7
votes

We have a table partitioned by day in BigQuery, which is updated by streaming inserts.

The doc says that: "when streaming to a partitioned table, data in the streaming buffer has a NULL value for the _PARTITIONTIME pseudo column"

But if I query for select count(*) from table where _PARTITIONTIME is NULL it always returns 0, even though bq show tells me that there are a lot of rows in the streaming buffer.

Does this mean that the pseudo column is not present at all for rows in streaming buffer? In any case, how can I query for the data ONLY in the streaming buffer without it becoming a full table scan?

Thanks in advance

2
what is the practical use case for this? i don't think you can query/read streaming buffer, but if you explain why you think you need to be able to read it - we might figure out how to make itMikhail Berlyant
I have a streaming job that keeps updating a table in BigQuery. I have a downstream job that triggers every 15 mins and aggregates the data for the day so far - so it needs to query something equivalen to where _PARTITIONTIME = today OR data_in_streaming_buffer. Is there any way to achieve this?
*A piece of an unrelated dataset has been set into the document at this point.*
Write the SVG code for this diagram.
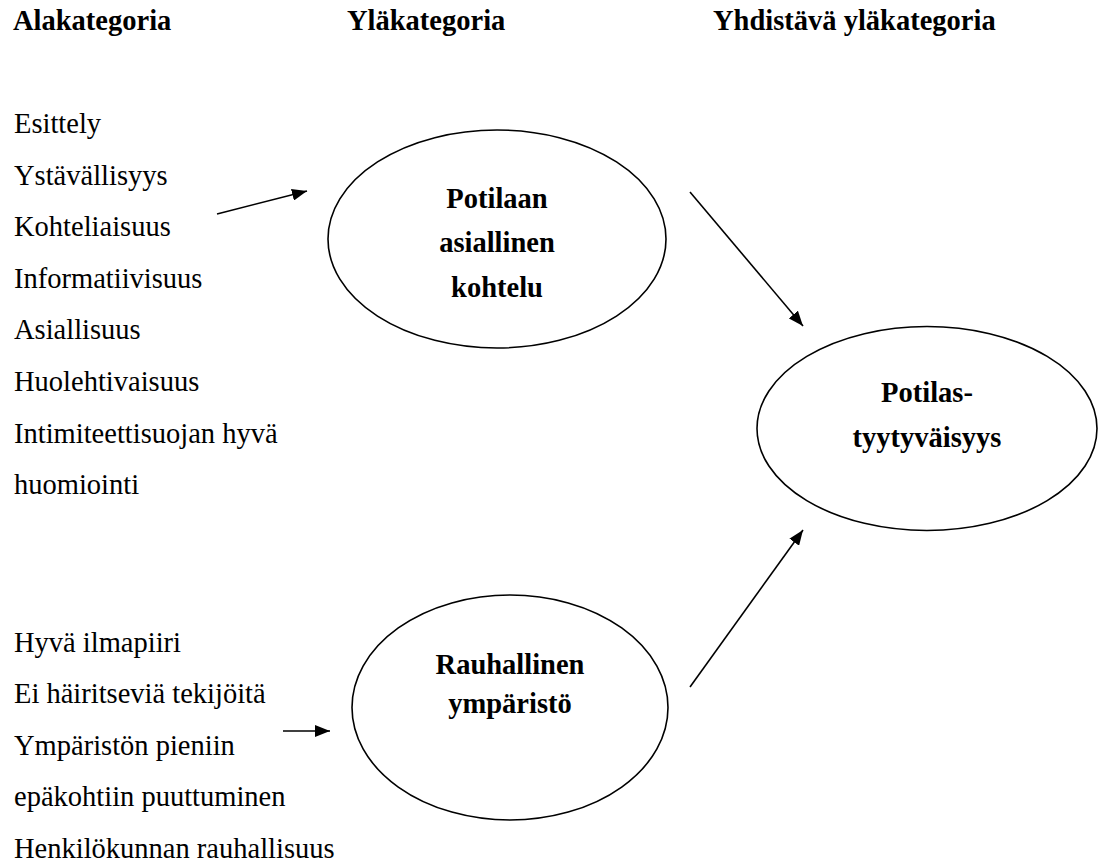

Thanks.Venkatesh Iyer

2 Answers

9
votes

Data in the streaming buffer has a NULL value for the _PARTITIONTIME column.

SELECT
  fields
FROM
  `dataset.partitioned_table_name`
WHERE
  _PARTITIONTIME IS NULL

https://cloud.google.com/bigquery/docs/partitioned-tables#copying_to_partitioned_tables

3
votes

When you stream data to BQ you usually have the "warming-up" period and that's the time it takes for the streamed data to become available for operations such as querying, copying and exporting.

The doc states in the end that after a period of up to 90 mins the pseudo-column _PARTITIONTIME receives a non-null value, which means your streamed data is fully ready for any type of operation you want to run on the data (being able to run queries usually takes a few seconds).

That means that you don't query partitioned tables looking for when this field is null but instead, you do like so:

SELECT
  fields
FROM
  `dataset.partitioned_table_name`
WHERE
  _PARTITIONTIME = TIMESTAMP('2017-01-20') 

In this example, you would be querying only data streamed in the dates partition Jan/20 (which avoids a full table scan).

You can also select for a range of dates, you would just have to change the WHERE clause to:

WHERE _PARTITIONTIME BETWEEN TIMESTAMP('2017-01-20') AND TIMESTAMP('2017-01-22') 

Which would query for 2 days in your table.